NEW YORK — Moody's Investor Service here said Tuesday it was downgrading certain notes issued by Bi-Lo LLC  to B2 from B1.
The rating applies to the chain's proposed $285 million senior secured notes due in 2019, which are being issued to refinance Bi-Lo's existing $195 million senior secured term loan due in 2015 and to fund a $74 million cash distribution to an affiliate of Lone Star, the company's Dallas-based equity sponsor.
The $74 million dividend represents about half the cash equity investment made by the sponsor in conjunction with Bi-Lo's emergence from bankruptcy last April, Moody's noted.
According to Mickey Chadha, a senior analyst at Moody's, the downgrade to B2 "considers that Bi-Lo is pursuing a financial policy that is more aggressive than what was originally expected when we assigned a rating to the company in April 2010.
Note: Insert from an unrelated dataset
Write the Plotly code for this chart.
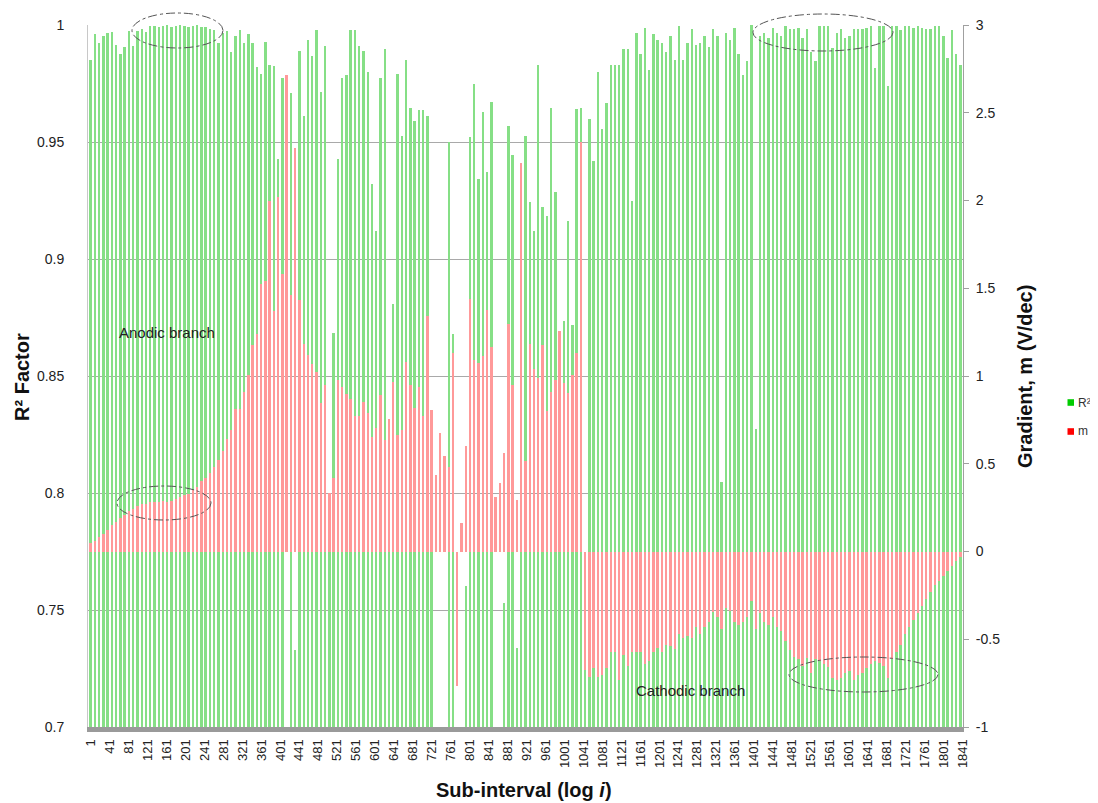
import plotly.graph_objects as go

# ---------------- data ----------------
sub_interval = list(range(1, 1838, 9))  # category positions (sub-interval index)

tick_labels = ["1", "41", "81", "121", "161", "201", "241", "281", "321", "361", "401",
               "441", "481", "521", "561", "601", "641", "681", "721", "761", "801",
               "841", "881", "921", "961", "1001", "1041", "1081", "1121", "1161",
               "1201", "1241", "1281", "1321", "1361", "1401", "1441", "1481", "1521",
               "1561", "1601", "1641", "1681", "1721", "1761", "1801", "1841"]

r2_values = [
    0.985, 0.996, 0.9925, 0.9955, 0.9965, 0.9968, 0.9915, 0.9876, 0.9905, 0.9974,
    0.9909, 0.9974, 0.9984, 0.997, 0.9994, 0.9994, 0.999, 0.9996, 0.9998, 0.9992,
    0.9996, 0.9998, 0.9994, 0.999, 0.9996, 0.9998, 0.9992, 0.999, 0.9985, 0.9978,
    0.9925, 0.9964, 0.9974, 0.9886, 0.9955, 0.998, 0.9921, 0.996, 0.9925, 0.9821,
    0.9792, 0.9928, 0.9827, 0.9823, 0.9429, 0.9773, None, 0.9711, 0.7331, 0.9889,
    0.9613, 0.9938, 0.9866, 0.9979, 0.9715, 0.9912, 0.79, 0.8685, 0.9429, 0.9773,
    0.9788, 0.9979, 0.9979, 0.9909, 0.9889, 0.9798, 0.9322, 0.9118, 0.9773, 0.9898,
    0.7768, 0.8807, 0.9792, 0.9526, 0.985, 0.9647, 0.959, 0.9637, 0.9637, 0.961,
    0.79, None, None, None, 0.9501, 0.8681, None, None, 0.7603, 0.9523,
    0.9746, 0.9341, 0.9629, 0.9371, 0.9672, None, None, 0.7529, 0.957, 0.9444,
    0.7337, 0.93, 0.9526, 0.9244, 0.9118, 0.9827, 0.9221, 0.9182, 0.9647, 0.9287,
    0.86, 0.8735, 0.9161, 0.8716, 0.9643, 0.9647, 0.7253, 0.9598, 0.9419, 0.9801,
    0.9555, 0.9665, 0.9827, 0.9827, 0.9827, 0.9896, 0.9896, 0.9249, 0.9964, 0.9876,
    0.9988, 0.9808, 0.996, 0.9935, 0.9925, 0.9886, 0.9954, 0.9851, 0.9994, 0.9851,
    0.9921, 0.9984, 0.9915, 0.9921, 0.9954, 0.9905, 0.9984, 0.9954, 0.8047, 0.9964,
    0.9935, 0.9988, 0.9876, 0.9788, 0.9847, 1.0, 0.8272, 0.9954, 0.9964, 0.9945,
    0.9988, 0.9964, 0.9954, 0.9994, 0.9984, 0.9984, 0.9988, 0.9945, 0.9984, 0.9886,
    0.9847, 0.9994, 0.9994, 0.9994, 0.9902, 0.9964, 0.9984, 0.9945, 0.9954, 0.9984,
    0.9984, 0.9984, 0.9988, 0.9994, 0.9817, 0.9994, 0.9994, 0.9739, 0.9994, 0.9994,
    0.998, 0.9994, 0.9994, 0.9988, 0.9994, 0.9988, 0.9984, 0.9984, 0.9994, 0.9994,
    0.9954, 0.9857, 0.998, 0.9876, 0.9831,
]

m_values = [
    0.05, 0.06, 0.08, 0.10, 0.12, 0.15, 0.17, 0.19, 0.21, 0.23,
    0.24, 0.26, 0.27, 0.27, 0.28, 0.28, 0.28, 0.29, 0.28, 0.29,
    0.30, 0.31, 0.32, 0.33, 0.35, 0.37, 0.40, 0.42, 0.45, 0.48,
    0.52, 0.57, 0.64, 0.69, 0.813, 0.813, 0.908, 1.005, 1.176, 1.242,
    1.523, 1.544, 2.0, 1.372, 2.018, 1.583, 2.714, 1.464, 2.30, 1.432,
    1.185, 1.12, 1.068, 1.023, 0.846, 0.95, 0.336, 0.417, 0.977, 0.935,
    0.898, 0.867, 0.773, 0.773, 0.852, 0.789, 0.651, 0.703, 0.893, 0.638,
    0.755, 0.964, 0.664, 0.695, 1.081, 0.951, 0.82, 0.9375, 0.773, 1.341,
    0.807, 0.435, 0.677, 0.547, 0.482, 1.133, -0.768, 0.161, 0.599, 1.44,
    1.094, 1.076, 1.112, 1.378, 1.164, 0.3125, 0.39, 0.56, 1.294, 0.951,
    0.292, 2.214, 0.513, 1.185, 1.042, 0.99, 1.177, 0.80, 0.911, 0.977,
    1.255, 0.958, 0.904, 1.003, 1.133, 2.331, -0.677, -0.716, -0.664, -0.716,
    -0.703, -0.664, -0.574, -0.574, -0.73, -0.587, -0.653, -0.574, -0.574, -0.574,
    -0.639, -0.626, -0.574, -0.547, -0.574, -0.534, -0.539, -0.555, -0.468, -0.495,
    -0.482, -0.495, -0.429, -0.468, -0.429, -0.403, -0.345, -0.376, -0.442, -0.324,
    -0.337, -0.403, -0.416, -0.403, -0.376, -0.284, -0.442, -0.35, -0.403, -0.416,
    -0.376, -0.429, -0.455, -0.508, -0.561, -0.6, -0.613, -0.653, -0.608, -0.692,
    -0.613, -0.626, -0.639, -0.66, -0.718, -0.732, -0.718, -0.692, -0.679, -0.732,
    -0.705, -0.692, -0.666, -0.639, -0.626, -0.634, -0.653, -0.718, -0.613, -0.574,
    -0.534, -0.468, -0.429, -0.389, -0.35, -0.31, -0.271, -0.232, -0.192, -0.166,
    -0.139, -0.113, -0.082, -0.055, -0.034,
]

r2_ticks = [0.7, 0.75, 0.8, 0.85, 0.9, 0.95, 1.0]
r2_ticktext = ["0.7", "0.75", "0.8", "0.85", "0.9", "0.95", "1"]
m_ticks = [-1, -0.5, 0, 0.5, 1, 1.5, 2, 2.5, 3]
m_ticktext = ["-1", "-0.5", "0", "0.5", "1", "1.5", "2", "2.5", "3"]

legend_names = ["R²", "m"]
legend_colors = ["#00cc00", "#ff0000"]

assert len(sub_interval) == len(r2_values) == len(m_values)

# ---------------- figure ----------------
FONT = "Liberation Sans, Arial, sans-serif"
GREEN_BAR = "#86df86"
RED_BAR = "#ff9999"

# page body has an 8px default margin, so the figure is 8px smaller and the
# plot area (88..963 x 25..727 on screen) is placed accordingly
PX0, PY1, PW, PH = 88, 727, 875, 702


def px(x):
    return (x - PX0) / PW


def py(y):
    return (PY1 - y) / PH


fig = go.Figure()
fig.add_trace(go.Bar(x=sub_interval, y=r2_values, width=4,
                     marker=dict(color=GREEN_BAR, line=dict(width=0)),
                     name=legend_names[0], showlegend=False, yaxis="y"))
fig.add_trace(go.Bar(x=sub_interval, y=m_values, width=4,
                     marker=dict(color=RED_BAR, line=dict(width=0)),
                     name=legend_names[1], showlegend=False, yaxis="y2"))

fig.update_layout(
    width=1090, height=795,
    margin=dict(l=80, r=135, t=17, b=76, autoexpand=False),
    paper_bgcolor="white", plot_bgcolor="white",
    barmode="overlay", bargap=0, showlegend=False,
    font=dict(family=FONT, size=14, color="#222222"),
    xaxis=dict(type="linear", range=[-4.9, 1842], tickvals=[int(t) for t in tick_labels],
               ticktext=tick_labels, tickangle=-90, tickfont=dict(size=13),
               showgrid=False, zeroline=False, showline=True, linecolor="#9a9a9a",
               linewidth=5, ticks="", ticklabelstandoff=2, automargin=False),
    yaxis=dict(range=[0.7, 1.0], tickvals=r2_ticks, ticktext=r2_ticktext,
               showgrid=True, gridcolor="#a9a9a9", gridwidth=1, zeroline=False,
               showline=True, linecolor="#c8c8c8", ticks="", ticklabelstandoff=20,
               tickfont=dict(size=14), automargin=False),
    yaxis2=dict(range=[-1, 3], tickvals=m_ticks, ticktext=m_ticktext, overlaying="y",
                side="right", showgrid=False, zeroline=False, showline=True,
                linecolor="#a0a0a0", ticks="outside", ticklen=5, tickcolor="#a0a0a0",
                ticklabelstandoff=4, tickfont=dict(size=14), automargin=False),
)

annotations = [
    dict(text="<b>R² Factor</b>", x=px(22), y=py(377), xref="paper", yref="paper",
         xanchor="center", yanchor="middle",
         textangle=-90, showarrow=False, font=dict(size=20, color="#111111")),
    dict(text="<b>Gradient, m (V/dec)</b>", x=px(1025), y=py(377), xref="paper", yref="paper",
         xanchor="center", yanchor="middle",
         textangle=-90, showarrow=False, font=dict(size=20, color="#111111")),
    dict(text="<b>Sub-interval (log <i>i</i>)</b>", x=px(524), y=py(790), xref="paper", yref="paper",
         xanchor="center", yanchor="middle",
         showarrow=False, font=dict(size=20, color="#111111")),
    dict(text="Anodic branch", x=px(117), y=py(332), xref="paper", yref="paper",
         xanchor="left", yanchor="middle", showarrow=False, font=dict(size=15, color="#222222")),
    dict(text="Cathodic branch", x=px(634), y=py(690), xref="paper", yref="paper",
         xanchor="left", yanchor="middle", showarrow=False, font=dict(size=15, color="#222222")),
]
# legend (small squares + labels)
legend_rows = [402.5, 431.5]
for name, yc in zip(legend_names, legend_rows):
    annotations.append(dict(text=name, x=px(1076), y=py(yc), xref="paper", yref="paper",
                            xanchor="left", yanchor="middle", showarrow=False,
                            font=dict(size=12, color="#333333")))
fig.update_layout(annotations=annotations)


def ellipse(x0, x1, y0, y1):
    return dict(type="circle", xref="paper", yref="paper",
                x0=px(x0), x1=px(x1), y0=py(y1), y1=py(y0),
                line=dict(color="#555555", width=1, dash="dashdot"), layer="above")


shapes = [
    ellipse(132, 223, 13, 48),
    ellipse(117, 211, 486, 520),
    ellipse(753, 893, 14, 51),
    ellipse(789, 938, 657, 692),
]
for color, yc in zip(legend_colors, legend_rows):
    shapes.append(dict(type="rect", xref="paper", yref="paper",
                       x0=px(1067.5), x1=px(1074), y0=py(yc + 3.3), y1=py(yc - 3.3),
                       fillcolor=color, line=dict(width=0)))
fig.update_layout(shapes=shapes)

fig.write_html("out.html")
"The large debt-financed dividend, along with the elimination of the cash-flow sweep mechanism, suggests there will not be any meaningful reduction in funded debt through operating cash flow. As a result, we expect debt-to-EBITDA [ratio] will likely remain over five times, a level more consistent with a B2 corporate family rating."
Moody's said the rating outlook is stable "and assumes regional business conditions and credit metrics will not deteriorate."